While not the whole answer, solutions (such as the quick Roy Johnson's) would use code similar to this:

sub palindrate { my $number = shift . ''; my $front = substr($number, 0, (length($number)+1)/2); my $back = reverse($front); chop($front) if not (length($front) % 2); return $front . $back; }

Edge cases I can think of:

  • input is already palindromic (input is answer),
  • higher alternative needs more digits (use all-nines),
  • lower alternative needs fewer digits (use all-nines, minus a digit)
  • is '-12321-' a valid palindromic answer?

--
[ e d @ h a l l e y . c c ]

Replies are listed 'Best First'.
Re^2: Challenge: Nearest Palindromic Number
by Limbic~Region (Chancellor) on Feb 02, 2005 at 19:23 UTC
    halley,
    Is there something I'm missing here?

    N = 1000, X = 999
    N = 1085, X = 1111

    Cheers - L~R

      Hrm. That's just an edge case, and will only happen when you find that the palindrate($N) is greater than $N. In those cases, '9'x(length($N)-1) would exceed the decrimented '0990' value.

      I'm still thinking out loud at this stage, but it doesn't seem like you'd have to iterate at all, to find provably close palindromic numbers.

      --
      [ e d @ h a l l e y . c c ]

        Howdy!

        sub palindrate { my $X = shift; my $front = substr($X, 0, (length($X)+1)/2); my $back = reverse $front; substr($back, 0, 1) = '' if length($X) % 2; my $front2 = $front+1; my $back2 = reverse $front2; substr($back2, 0, 1) = '' if length($X) % 2; my $N1 = $front.$back; my $N2 = $front2.$back2; return (abs($X-$N1) < abs($X-$N2)) ? $N1 : $N2; }

        Update: fixed typo in code so it really does work as coded now. The algorithm was correct; the implementation was flawed...and use warnings would have pointed it right out to me...
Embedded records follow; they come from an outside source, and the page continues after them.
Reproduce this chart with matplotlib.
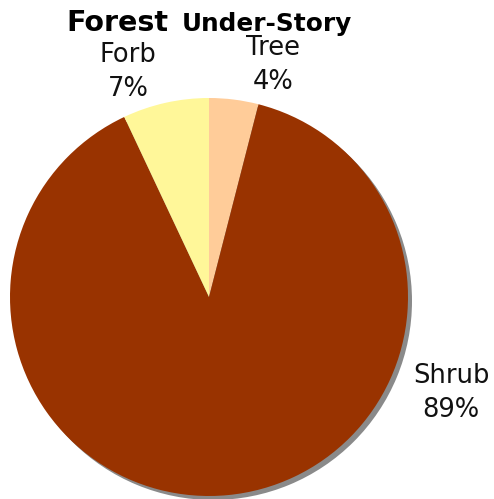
import matplotlib.pyplot as plt

# data
categories = ["Tree", "Shrub", "Forb"]
shares = [4, 89, 7]
colors = ["#FFCC99", "#993300", "#FFF799"]

W, H = 494, 499
fig = plt.figure(figsize=(W / 100, H / 100), dpi=100)
ax = fig.add_axes([0, 0, 1, 1])

cx, cy, r = 209, H - 297, 199

# drop shadow
ax.pie([1], colors=["#8a8a8a"], center=(cx + 4, cy - 4), radius=r,
       wedgeprops=dict(linewidth=0), frame=True)
ax.pie(shares, colors=colors, startangle=90, counterclock=False,
       center=(cx, cy), radius=r, wedgeprops=dict(linewidth=0), frame=True)
ax.set_xlim(0, W)
ax.set_ylim(0, H)
ax.set_aspect("auto")
ax.axis("off")

# labels placed like the original
label_pos = {"Tree": (273, 65), "Shrub": (451, 393), "Forb": (128, 72)}
for name, val in zip(categories, shares):
    x, y = label_pos[name]
    ax.text(x, H - y, f"{name}\n{val}%", ha="center", va="center",
            multialignment="center", fontsize=18.5, linespacing=1.42,
            color="#111111")

# title in two sizes
ax.text(66, H - 31, "Forest", fontsize=20.5, fontweight="bold", ha="left",
        va="baseline")
ax.text(182, H - 31, "Under-Story", fontsize=17.8, fontweight="bold",
        ha="left", va="baseline")

fig.savefig("out.png", dpi=100)
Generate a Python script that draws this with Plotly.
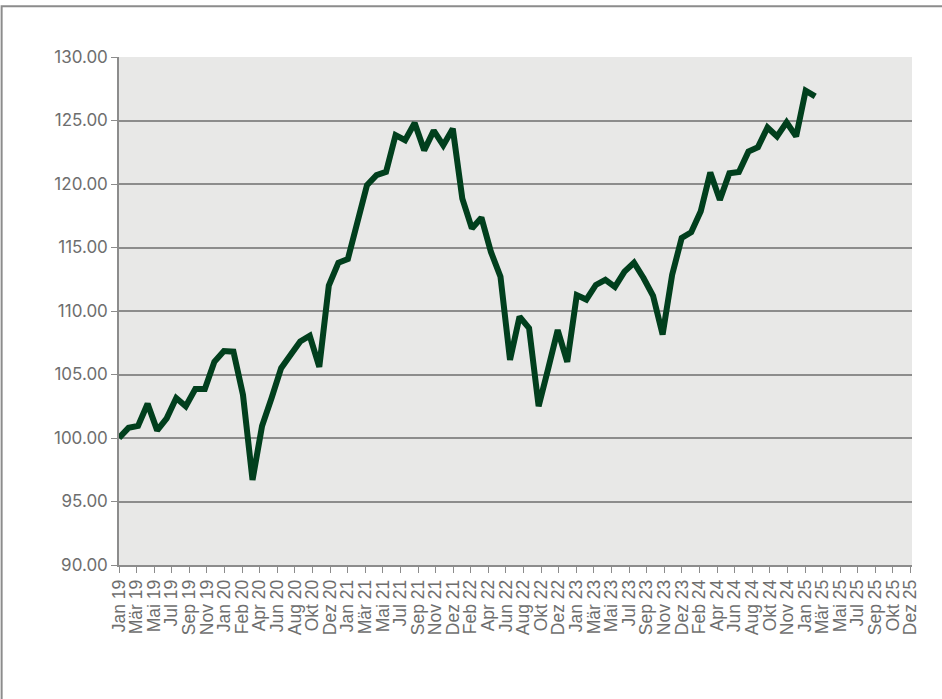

        Further update: *busted*...It's still not quite right... 91 breaks... ...but I'm gonna leave the code as it stands

        yours,
        Michael
        halley,
        Forgive my hasty initial response. I knew your method was flawed but gave a bad test case. 999 and 1001 are both valid when the input is 1000. Your method fails on the updated test case though 1085. The correct answer should be 1111.

        Cheers - L~R

      Howdy!

      ...yeah, but 1001 is equally valid as an answer...

      yours,
      Michael
        herveus,
        I knew the solution was wrong, but my test data to prove it was flawed. Updated with correct data to show the solution as flawed.